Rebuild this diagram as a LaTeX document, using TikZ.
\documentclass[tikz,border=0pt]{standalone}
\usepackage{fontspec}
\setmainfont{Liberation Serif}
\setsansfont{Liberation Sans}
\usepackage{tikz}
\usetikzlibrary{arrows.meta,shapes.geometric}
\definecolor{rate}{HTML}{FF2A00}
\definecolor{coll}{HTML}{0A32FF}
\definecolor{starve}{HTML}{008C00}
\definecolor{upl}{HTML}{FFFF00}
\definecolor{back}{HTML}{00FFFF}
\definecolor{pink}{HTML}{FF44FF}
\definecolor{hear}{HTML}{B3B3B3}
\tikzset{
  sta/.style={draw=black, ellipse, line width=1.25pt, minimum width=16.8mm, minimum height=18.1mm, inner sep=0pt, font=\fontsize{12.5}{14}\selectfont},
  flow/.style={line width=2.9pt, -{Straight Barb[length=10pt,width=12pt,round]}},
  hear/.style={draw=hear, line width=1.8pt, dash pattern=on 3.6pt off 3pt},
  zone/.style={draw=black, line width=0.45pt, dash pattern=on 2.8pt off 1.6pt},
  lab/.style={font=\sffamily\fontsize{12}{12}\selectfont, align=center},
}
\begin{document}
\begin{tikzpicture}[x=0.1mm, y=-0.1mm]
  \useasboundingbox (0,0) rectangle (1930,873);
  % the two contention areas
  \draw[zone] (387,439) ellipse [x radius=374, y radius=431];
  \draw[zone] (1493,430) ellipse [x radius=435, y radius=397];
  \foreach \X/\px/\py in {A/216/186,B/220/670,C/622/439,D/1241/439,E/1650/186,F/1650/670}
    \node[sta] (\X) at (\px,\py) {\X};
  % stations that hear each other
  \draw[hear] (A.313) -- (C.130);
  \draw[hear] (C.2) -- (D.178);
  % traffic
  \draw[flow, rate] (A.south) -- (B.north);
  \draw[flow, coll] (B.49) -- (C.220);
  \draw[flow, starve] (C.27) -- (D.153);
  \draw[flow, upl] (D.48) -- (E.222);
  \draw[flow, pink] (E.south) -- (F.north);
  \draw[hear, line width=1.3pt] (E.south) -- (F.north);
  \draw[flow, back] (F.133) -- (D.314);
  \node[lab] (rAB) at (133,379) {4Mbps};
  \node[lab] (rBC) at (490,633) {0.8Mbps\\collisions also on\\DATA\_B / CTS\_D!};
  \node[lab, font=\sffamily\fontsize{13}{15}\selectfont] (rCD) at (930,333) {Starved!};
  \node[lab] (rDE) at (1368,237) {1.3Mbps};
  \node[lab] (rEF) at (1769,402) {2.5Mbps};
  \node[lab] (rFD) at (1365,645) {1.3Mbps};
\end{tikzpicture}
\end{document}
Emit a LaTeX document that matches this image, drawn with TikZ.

• [SET EXERCISE]: Print all of the entries exactly as they appear.

• [COMPLETE RESPONSE]:
Rebuild this diagram as a LaTeX document, using TikZ.
\documentclass[tikz,border=0pt]{standalone}
\usepackage{fontspec}
\setmainfont{Liberation Serif}
\setsansfont{Liberation Sans}
\usepackage{tikz}
\usetikzlibrary{arrows.meta,shapes.geometric}
\definecolor{rate}{HTML}{FF2A00}
\definecolor{coll}{HTML}{0A32FF}
\definecolor{starve}{HTML}{008C00}
\definecolor{upl}{HTML}{FFFF00}
\definecolor{back}{HTML}{00FFFF}
\definecolor{pink}{HTML}{FF44FF}
\definecolor{hear}{HTML}{B3B3B3}
\tikzset{
  sta/.style={draw=black, ellipse, line width=1.25pt, minimum width=16.8mm, minimum height=18.1mm, inner sep=0pt, font=\fontsize{12.5}{14}\selectfont},
  flow/.style={line width=2.9pt, -{Straight Barb[length=10pt,width=12pt,round]}},
  hear/.style={draw=hear, line width=1.8pt, dash pattern=on 3.6pt off 3pt},
  zone/.style={draw=black, line width=0.45pt, dash pattern=on 2.8pt off 1.6pt},
  lab/.style={font=\sffamily\fontsize{12}{12}\selectfont, align=center},
}
\begin{document}
\begin{tikzpicture}[x=0.1mm, y=-0.1mm]
  \useasboundingbox (0,0) rectangle (1930,873);
  % the two contention areas
  \draw[zone] (387,439) ellipse [x radius=374, y radius=431];
  \draw[zone] (1493,430) ellipse [x radius=435, y radius=397];
  \foreach \X/\px/\py in {A/216/186,B/220/670,C/622/439,D/1241/439,E/1650/186,F/1650/670}
    \node[sta] (\X) at (\px,\py) {\X};
  % stations that hear each other
  \draw[hear] (A.313) -- (C.130);
  \draw[hear] (C.2) -- (D.178);
  % traffic
  \draw[flow, rate] (A.south) -- (B.north);
  \draw[flow, coll] (B.49) -- (C.220);
  \draw[flow, starve] (C.27) -- (D.153);
  \draw[flow, upl] (D.48) -- (E.222);
  \draw[flow, pink] (E.south) -- (F.north);
  \draw[hear, line width=1.3pt] (E.south) -- (F.north);
  \draw[flow, back] (F.133) -- (D.314);
  \node[lab] (rAB) at (133,379) {4Mbps};
  \node[lab] (rBC) at (490,633) {0.8Mbps\\collisions also on\\DATA\_B / CTS\_D!};
  \node[lab, font=\sffamily\fontsize{13}{15}\selectfont] (rCD) at (930,333) {Starved!};
  \node[lab] (rDE) at (1368,237) {1.3Mbps};
  \node[lab] (rEF) at (1769,402) {2.5Mbps};
  \node[lab] (rFD) at (1365,645) {1.3Mbps};
\end{tikzpicture}
\end{document}
Emit a LaTeX document that matches this image, drawn with TikZ.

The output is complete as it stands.